La mayorí­a de nuestras canciones son cursis (como casi todas las canciones latinoamericanas) y, en su mayorí­a, no pasan de cantarle al paisaje, a las mujeres bonitas y a los hombres valientes. Arjona, aunque no toque esos temas, también es un compositor cursi, con letras que aspiran a ser poesí­a pero que no se levantan del suelo de lo trillado, es decir del lugar común, de la metáfora y lo absurdo fácil, elaborado a base de comparaciones ramplonas cuyo eje semántico se centra en la paradoja burda y simplona. Nada significa para mí­, su más reciente premio.

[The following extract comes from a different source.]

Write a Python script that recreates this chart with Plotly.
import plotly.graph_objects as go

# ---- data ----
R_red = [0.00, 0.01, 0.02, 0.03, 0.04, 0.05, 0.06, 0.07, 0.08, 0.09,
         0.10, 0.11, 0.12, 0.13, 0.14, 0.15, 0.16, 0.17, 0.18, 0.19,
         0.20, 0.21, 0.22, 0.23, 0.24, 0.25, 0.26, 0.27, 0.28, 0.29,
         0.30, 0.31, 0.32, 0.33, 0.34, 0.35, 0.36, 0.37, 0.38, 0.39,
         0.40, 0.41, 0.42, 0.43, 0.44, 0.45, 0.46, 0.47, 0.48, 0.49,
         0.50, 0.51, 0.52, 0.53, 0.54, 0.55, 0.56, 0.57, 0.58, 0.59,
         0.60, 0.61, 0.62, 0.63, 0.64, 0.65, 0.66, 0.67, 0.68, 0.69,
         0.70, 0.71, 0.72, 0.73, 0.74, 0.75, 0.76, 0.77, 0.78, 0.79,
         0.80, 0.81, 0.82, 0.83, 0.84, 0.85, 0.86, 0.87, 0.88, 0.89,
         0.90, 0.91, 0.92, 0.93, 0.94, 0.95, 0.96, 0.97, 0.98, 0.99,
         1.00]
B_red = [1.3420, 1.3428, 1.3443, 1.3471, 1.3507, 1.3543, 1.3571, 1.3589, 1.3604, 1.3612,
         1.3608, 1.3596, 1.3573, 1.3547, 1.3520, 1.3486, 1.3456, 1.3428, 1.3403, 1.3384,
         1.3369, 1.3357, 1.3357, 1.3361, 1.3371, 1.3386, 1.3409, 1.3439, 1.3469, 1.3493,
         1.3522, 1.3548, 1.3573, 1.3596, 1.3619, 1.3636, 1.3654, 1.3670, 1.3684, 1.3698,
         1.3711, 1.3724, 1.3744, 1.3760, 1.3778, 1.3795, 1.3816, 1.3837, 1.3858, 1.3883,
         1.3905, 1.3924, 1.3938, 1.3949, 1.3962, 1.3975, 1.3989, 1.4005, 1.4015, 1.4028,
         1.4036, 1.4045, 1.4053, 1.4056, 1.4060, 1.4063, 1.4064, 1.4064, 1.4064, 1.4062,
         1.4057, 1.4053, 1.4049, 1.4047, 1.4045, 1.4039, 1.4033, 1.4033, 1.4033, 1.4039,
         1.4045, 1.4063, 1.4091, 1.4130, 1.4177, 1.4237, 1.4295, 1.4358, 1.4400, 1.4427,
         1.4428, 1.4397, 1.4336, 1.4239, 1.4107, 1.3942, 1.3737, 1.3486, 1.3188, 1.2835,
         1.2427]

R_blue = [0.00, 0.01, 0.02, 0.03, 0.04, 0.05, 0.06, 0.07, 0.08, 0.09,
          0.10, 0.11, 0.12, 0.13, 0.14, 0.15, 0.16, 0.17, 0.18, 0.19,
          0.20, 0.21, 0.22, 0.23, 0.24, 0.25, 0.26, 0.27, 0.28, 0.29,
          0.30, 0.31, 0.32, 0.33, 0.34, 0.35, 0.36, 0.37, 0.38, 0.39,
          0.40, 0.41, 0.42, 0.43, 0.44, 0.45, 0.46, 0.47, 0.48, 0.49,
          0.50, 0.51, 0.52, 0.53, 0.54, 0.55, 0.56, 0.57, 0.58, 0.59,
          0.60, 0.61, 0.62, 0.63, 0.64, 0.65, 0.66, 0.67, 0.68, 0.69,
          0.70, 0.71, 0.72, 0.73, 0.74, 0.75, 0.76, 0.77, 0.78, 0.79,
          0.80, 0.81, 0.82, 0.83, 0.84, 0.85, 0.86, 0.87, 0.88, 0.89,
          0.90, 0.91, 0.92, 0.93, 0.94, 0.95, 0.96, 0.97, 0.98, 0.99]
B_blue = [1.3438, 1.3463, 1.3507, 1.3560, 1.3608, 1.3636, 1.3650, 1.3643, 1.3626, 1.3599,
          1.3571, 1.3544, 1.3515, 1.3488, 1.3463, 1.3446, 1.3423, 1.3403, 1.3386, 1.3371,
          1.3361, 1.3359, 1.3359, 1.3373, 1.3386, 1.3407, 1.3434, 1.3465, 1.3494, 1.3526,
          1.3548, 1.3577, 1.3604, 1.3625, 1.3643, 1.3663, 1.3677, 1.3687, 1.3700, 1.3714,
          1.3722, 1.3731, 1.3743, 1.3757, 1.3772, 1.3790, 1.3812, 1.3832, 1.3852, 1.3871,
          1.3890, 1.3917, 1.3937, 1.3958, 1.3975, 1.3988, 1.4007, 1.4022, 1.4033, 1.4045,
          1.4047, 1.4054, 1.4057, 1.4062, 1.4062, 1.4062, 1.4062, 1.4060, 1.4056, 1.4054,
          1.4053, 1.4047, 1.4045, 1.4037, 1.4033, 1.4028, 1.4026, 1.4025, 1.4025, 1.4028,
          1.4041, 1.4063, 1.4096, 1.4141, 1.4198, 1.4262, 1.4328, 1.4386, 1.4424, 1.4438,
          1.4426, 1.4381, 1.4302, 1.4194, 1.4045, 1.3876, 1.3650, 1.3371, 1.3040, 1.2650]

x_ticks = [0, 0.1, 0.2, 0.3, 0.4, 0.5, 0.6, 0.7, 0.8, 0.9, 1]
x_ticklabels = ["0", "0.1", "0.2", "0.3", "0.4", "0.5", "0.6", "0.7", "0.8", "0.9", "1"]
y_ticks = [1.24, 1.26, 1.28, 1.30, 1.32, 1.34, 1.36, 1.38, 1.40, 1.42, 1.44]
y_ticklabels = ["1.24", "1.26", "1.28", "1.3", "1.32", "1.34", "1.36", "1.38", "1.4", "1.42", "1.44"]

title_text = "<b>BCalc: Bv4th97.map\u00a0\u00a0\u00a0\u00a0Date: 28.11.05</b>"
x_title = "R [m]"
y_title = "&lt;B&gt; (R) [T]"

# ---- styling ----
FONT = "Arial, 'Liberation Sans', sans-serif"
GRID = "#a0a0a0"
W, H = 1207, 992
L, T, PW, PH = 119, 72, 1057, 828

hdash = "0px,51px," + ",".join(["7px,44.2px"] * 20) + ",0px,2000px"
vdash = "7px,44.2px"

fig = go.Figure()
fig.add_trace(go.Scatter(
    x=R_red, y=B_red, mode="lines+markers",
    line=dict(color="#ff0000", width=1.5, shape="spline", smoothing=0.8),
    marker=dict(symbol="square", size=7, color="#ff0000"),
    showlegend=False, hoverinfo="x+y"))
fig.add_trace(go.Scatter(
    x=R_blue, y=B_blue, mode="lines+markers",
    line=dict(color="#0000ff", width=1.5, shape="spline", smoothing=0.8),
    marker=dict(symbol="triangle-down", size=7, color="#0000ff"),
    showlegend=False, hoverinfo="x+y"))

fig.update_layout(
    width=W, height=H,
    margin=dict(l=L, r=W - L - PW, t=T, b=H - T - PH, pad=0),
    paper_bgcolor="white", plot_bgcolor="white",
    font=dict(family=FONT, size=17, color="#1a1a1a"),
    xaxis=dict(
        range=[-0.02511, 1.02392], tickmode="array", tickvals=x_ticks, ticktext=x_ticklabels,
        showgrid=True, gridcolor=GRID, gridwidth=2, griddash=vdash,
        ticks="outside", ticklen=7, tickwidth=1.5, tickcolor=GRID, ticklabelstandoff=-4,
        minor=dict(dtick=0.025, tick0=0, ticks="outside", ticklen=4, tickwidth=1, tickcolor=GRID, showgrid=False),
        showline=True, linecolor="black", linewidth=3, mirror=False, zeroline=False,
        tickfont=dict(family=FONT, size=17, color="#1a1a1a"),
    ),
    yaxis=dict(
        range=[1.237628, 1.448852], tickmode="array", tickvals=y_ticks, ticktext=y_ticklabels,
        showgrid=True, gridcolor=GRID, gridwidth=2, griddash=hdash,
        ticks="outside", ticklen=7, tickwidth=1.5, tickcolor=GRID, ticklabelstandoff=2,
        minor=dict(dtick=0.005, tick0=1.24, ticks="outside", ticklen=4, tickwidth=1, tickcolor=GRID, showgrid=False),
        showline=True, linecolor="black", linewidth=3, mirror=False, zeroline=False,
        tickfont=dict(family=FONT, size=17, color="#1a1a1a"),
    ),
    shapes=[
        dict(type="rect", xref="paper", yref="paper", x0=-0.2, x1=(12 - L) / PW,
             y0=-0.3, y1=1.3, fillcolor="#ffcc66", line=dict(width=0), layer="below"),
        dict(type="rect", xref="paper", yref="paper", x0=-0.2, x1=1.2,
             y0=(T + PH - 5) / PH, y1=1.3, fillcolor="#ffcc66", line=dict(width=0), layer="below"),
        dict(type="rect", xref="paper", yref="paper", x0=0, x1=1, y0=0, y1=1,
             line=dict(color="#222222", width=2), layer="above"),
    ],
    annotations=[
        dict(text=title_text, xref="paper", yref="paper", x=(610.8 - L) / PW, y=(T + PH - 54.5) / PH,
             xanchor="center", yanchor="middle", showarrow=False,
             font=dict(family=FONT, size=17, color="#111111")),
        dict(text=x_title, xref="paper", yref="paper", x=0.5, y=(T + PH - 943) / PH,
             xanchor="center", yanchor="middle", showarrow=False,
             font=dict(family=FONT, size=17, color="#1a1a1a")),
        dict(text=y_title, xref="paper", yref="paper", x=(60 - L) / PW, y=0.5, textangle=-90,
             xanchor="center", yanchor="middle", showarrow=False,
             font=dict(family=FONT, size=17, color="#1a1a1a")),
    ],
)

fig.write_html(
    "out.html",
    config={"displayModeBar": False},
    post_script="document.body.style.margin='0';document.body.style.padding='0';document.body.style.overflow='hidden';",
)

No sé quién ni cuándo empezó a creerse que nuestra cerveza era muy buena. Como dijo un escritor salvadoreño refiriéndose a la propia, es más bien diarreica, como el aguardiente por el cual sienten nostalgia nuestros compatriotas que viven en Estados Unidos de América.

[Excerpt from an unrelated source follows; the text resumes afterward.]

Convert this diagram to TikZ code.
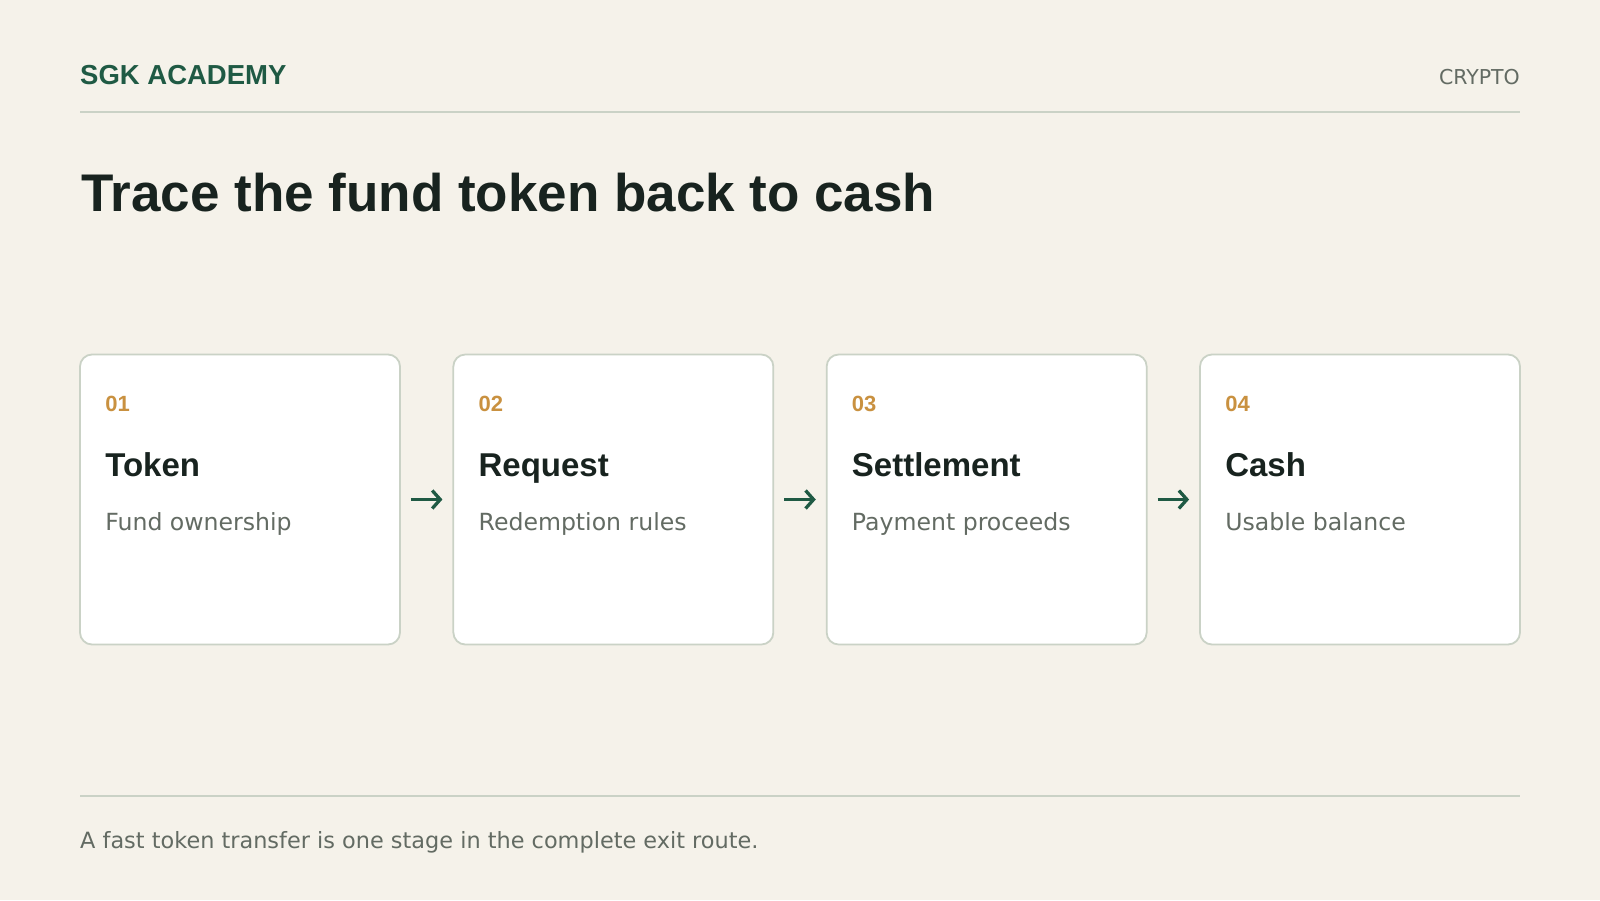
\documentclass[tikz,border=0pt]{standalone}
\usepackage{fontspec}
\setmainfont{DejaVu Sans}[BoldFont={Liberation Sans Bold}]
\usetikzlibrary{calc,arrows.meta}
\definecolor{bgcol}{HTML}{F5F2EA}
\definecolor{rulecol}{HTML}{CAD2C6}
\definecolor{brandgreen}{HTML}{1F5A44}
\definecolor{numorange}{HTML}{C99140}
\definecolor{inkdark}{HTML}{18231F}
\definecolor{inkgray}{HTML}{636B63}
\tikzset{
card/.style={draw=rulecol,line width=1.8pt,fill=white,rounded corners=12pt,minimum width=320pt,minimum height=290pt,inner sep=0pt},
txt/.style={anchor=base west,inner sep=0pt},
flow/.style={draw=brandgreen,line width=3.3pt,-{Straight Barb[length=8pt,width=18pt,line width=3.3pt]},shorten <=10pt,shorten >=10pt}
}
\begin{document}
\begin{tikzpicture}[x=1pt,y=-1pt]
\fill[bgcol] (0,0) rectangle (1600,900);
\useasboundingbox (0,0) rectangle (1600,900);

\node[txt,text=brandgreen,font=\fontsize{27.5}{32}\selectfont\bfseries] (brand) at (80,84) {SGK ACADEMY};
\node[txt,anchor=base east,text=inkgray,font=\fontsize{20.5}{24}\selectfont] (topic) at (1520,84) {CRYPTO};
\coordinate (hl) at (80,111.5);
\coordinate (hr) at (1520,111.5);
\draw[rulecol,line width=2pt] (hl) -- (hr);

\node[txt,text=inkdark,font=\fontsize{53}{60}\selectfont\bfseries] (title) at (81,211) {Trace the fund token back to cash};

\foreach \i/\head/\desc in {1/Token/Fund ownership,2/Request/Redemption rules,3/Settlement/Payment proceeds,4/Cash/Usable balance} {
\node[card] (c\i) at (240+373.333*\i-373.333,499.5) {};
\node[txt,text=numorange,font=\fontsize{22}{26}\selectfont\bfseries] (n\i) at ($(c\i.north west)+(26,58)$) {0\i};
\node[txt,text=inkdark,font=\fontsize{33}{40}\selectfont\bfseries] (h\i) at ($(c\i.north west)+(26,123)$) {\head};
\node[txt,text=inkgray,font=\fontsize{23.6}{28}\selectfont] (d\i) at ($(c\i.north west)+(26,177)$) {\desc};
}

\foreach \i in {1,2,3} {
\pgfmathtruncatemacro{\j}{\i+1}
\draw[flow] (c\i.east) -- (c\j.west);
}

\coordinate (fl) at (80,795.5);
\coordinate (fr) at (1520,795.5);
\draw[rulecol,line width=2pt] (fl) -- (fr);
\node[txt,text=inkgray,font=\fontsize{22.4}{28}\selectfont] (note) at (80,848) {A fast token transfer is one stage in the complete exit route.};
\end{tikzpicture}
\end{document}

En todo caso, hay muchos mitos relacionados con el concepto de chapí­n susceptibles de profunda y honesta revisión por quienes como yo creemos que la guatemaltequidad es una construcción e imposición multiforme de una tradición que muchas veces se impone sobre la conciencia y actitud de quienes habitamos y somos ciudadanos de este paí­s. Motivos para el nacionalismo hay muchos, aunque creo que en la medida en que podamos ubicarnos en una esfera universal y ser ciudadanos del mundo desde nuestra particularidad, en esa medida podrí­amos madurar sin caer ni pasar angustiosa o ridí­culamente por las actitudes infantiles que conlleva el nacionalismo extremo.